__What you are asked to do__:
Write out the whole listing exactly as it stands.

__Data segment__:
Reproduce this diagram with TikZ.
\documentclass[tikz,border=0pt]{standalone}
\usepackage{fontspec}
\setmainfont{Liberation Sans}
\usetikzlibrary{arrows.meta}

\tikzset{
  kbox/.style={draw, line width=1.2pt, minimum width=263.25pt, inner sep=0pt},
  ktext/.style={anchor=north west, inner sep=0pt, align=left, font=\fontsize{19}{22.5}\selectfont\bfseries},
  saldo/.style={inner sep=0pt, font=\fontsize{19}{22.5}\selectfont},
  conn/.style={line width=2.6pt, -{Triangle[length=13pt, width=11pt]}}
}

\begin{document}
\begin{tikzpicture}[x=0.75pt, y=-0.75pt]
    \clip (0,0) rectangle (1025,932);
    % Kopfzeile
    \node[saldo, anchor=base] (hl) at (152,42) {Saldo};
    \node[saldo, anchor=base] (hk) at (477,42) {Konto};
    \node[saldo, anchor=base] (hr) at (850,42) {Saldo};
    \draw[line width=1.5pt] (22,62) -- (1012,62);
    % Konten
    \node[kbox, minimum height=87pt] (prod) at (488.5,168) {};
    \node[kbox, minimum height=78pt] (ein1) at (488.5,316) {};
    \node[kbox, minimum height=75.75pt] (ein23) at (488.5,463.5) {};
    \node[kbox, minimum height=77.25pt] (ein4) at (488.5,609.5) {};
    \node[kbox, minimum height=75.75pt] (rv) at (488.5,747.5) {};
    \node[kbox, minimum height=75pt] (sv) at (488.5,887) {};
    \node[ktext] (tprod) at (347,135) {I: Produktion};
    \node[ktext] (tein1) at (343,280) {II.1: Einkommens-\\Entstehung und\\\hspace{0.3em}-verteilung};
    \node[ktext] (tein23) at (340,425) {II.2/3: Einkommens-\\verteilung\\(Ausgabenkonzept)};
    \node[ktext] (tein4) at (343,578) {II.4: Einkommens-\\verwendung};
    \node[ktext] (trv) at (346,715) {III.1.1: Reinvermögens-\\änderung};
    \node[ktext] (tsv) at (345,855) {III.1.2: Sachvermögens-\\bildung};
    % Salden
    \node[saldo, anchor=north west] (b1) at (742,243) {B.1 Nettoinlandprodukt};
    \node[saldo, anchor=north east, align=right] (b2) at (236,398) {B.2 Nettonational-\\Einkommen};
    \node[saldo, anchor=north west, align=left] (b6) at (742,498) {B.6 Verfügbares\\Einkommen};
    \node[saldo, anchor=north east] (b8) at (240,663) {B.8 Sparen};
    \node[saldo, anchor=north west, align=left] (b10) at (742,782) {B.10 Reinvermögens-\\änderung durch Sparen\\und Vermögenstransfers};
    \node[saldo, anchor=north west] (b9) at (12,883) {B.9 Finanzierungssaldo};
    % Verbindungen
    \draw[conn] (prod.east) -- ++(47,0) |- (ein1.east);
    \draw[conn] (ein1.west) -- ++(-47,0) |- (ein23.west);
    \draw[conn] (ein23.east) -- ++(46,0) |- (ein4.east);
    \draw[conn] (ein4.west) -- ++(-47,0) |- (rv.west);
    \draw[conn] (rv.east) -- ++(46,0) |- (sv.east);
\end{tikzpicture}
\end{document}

__Solved problem__:
Reproduce this diagram with TikZ.
\documentclass[tikz,border=0pt]{standalone}
\usepackage{fontspec}
\setmainfont{Liberation Sans}
\usetikzlibrary{arrows.meta}

\tikzset{
  kbox/.style={draw, line width=1.2pt, minimum width=263.25pt, inner sep=0pt},
  ktext/.style={anchor=north west, inner sep=0pt, align=left, font=\fontsize{19}{22.5}\selectfont\bfseries},
  saldo/.style={inner sep=0pt, font=\fontsize{19}{22.5}\selectfont},
  conn/.style={line width=2.6pt, -{Triangle[length=13pt, width=11pt]}}
}

\begin{document}
\begin{tikzpicture}[x=0.75pt, y=-0.75pt]
    \clip (0,0) rectangle (1025,932);
    % Kopfzeile
    \node[saldo, anchor=base] (hl) at (152,42) {Saldo};
    \node[saldo, anchor=base] (hk) at (477,42) {Konto};
    \node[saldo, anchor=base] (hr) at (850,42) {Saldo};
    \draw[line width=1.5pt] (22,62) -- (1012,62);
    % Konten
    \node[kbox, minimum height=87pt] (prod) at (488.5,168) {};
    \node[kbox, minimum height=78pt] (ein1) at (488.5,316) {};
    \node[kbox, minimum height=75.75pt] (ein23) at (488.5,463.5) {};
    \node[kbox, minimum height=77.25pt] (ein4) at (488.5,609.5) {};
    \node[kbox, minimum height=75.75pt] (rv) at (488.5,747.5) {};
    \node[kbox, minimum height=75pt] (sv) at (488.5,887) {};
    \node[ktext] (tprod) at (347,135) {I: Produktion};
    \node[ktext] (tein1) at (343,280) {II.1: Einkommens-\\Entstehung und\\\hspace{0.3em}-verteilung};
    \node[ktext] (tein23) at (340,425) {II.2/3: Einkommens-\\verteilung\\(Ausgabenkonzept)};
    \node[ktext] (tein4) at (343,578) {II.4: Einkommens-\\verwendung};
    \node[ktext] (trv) at (346,715) {III.1.1: Reinvermögens-\\änderung};
    \node[ktext] (tsv) at (345,855) {III.1.2: Sachvermögens-\\bildung};
    % Salden
    \node[saldo, anchor=north west] (b1) at (742,243) {B.1 Nettoinlandprodukt};
    \node[saldo, anchor=north east, align=right] (b2) at (236,398) {B.2 Nettonational-\\Einkommen};
    \node[saldo, anchor=north west, align=left] (b6) at (742,498) {B.6 Verfügbares\\Einkommen};
    \node[saldo, anchor=north east] (b8) at (240,663) {B.8 Sparen};
    \node[saldo, anchor=north west, align=left] (b10) at (742,782) {B.10 Reinvermögens-\\änderung durch Sparen\\und Vermögenstransfers};
    \node[saldo, anchor=north west] (b9) at (12,883) {B.9 Finanzierungssaldo};
    % Verbindungen
    \draw[conn] (prod.east) -- ++(47,0) |- (ein1.east);
    \draw[conn] (ein1.west) -- ++(-47,0) |- (ein23.west);
    \draw[conn] (ein23.east) -- ++(46,0) |- (ein4.east);
    \draw[conn] (ein4.west) -- ++(-47,0) |- (rv.west);
    \draw[conn] (rv.east) -- ++(46,0) |- (sv.east);
\end{tikzpicture}
\end{document}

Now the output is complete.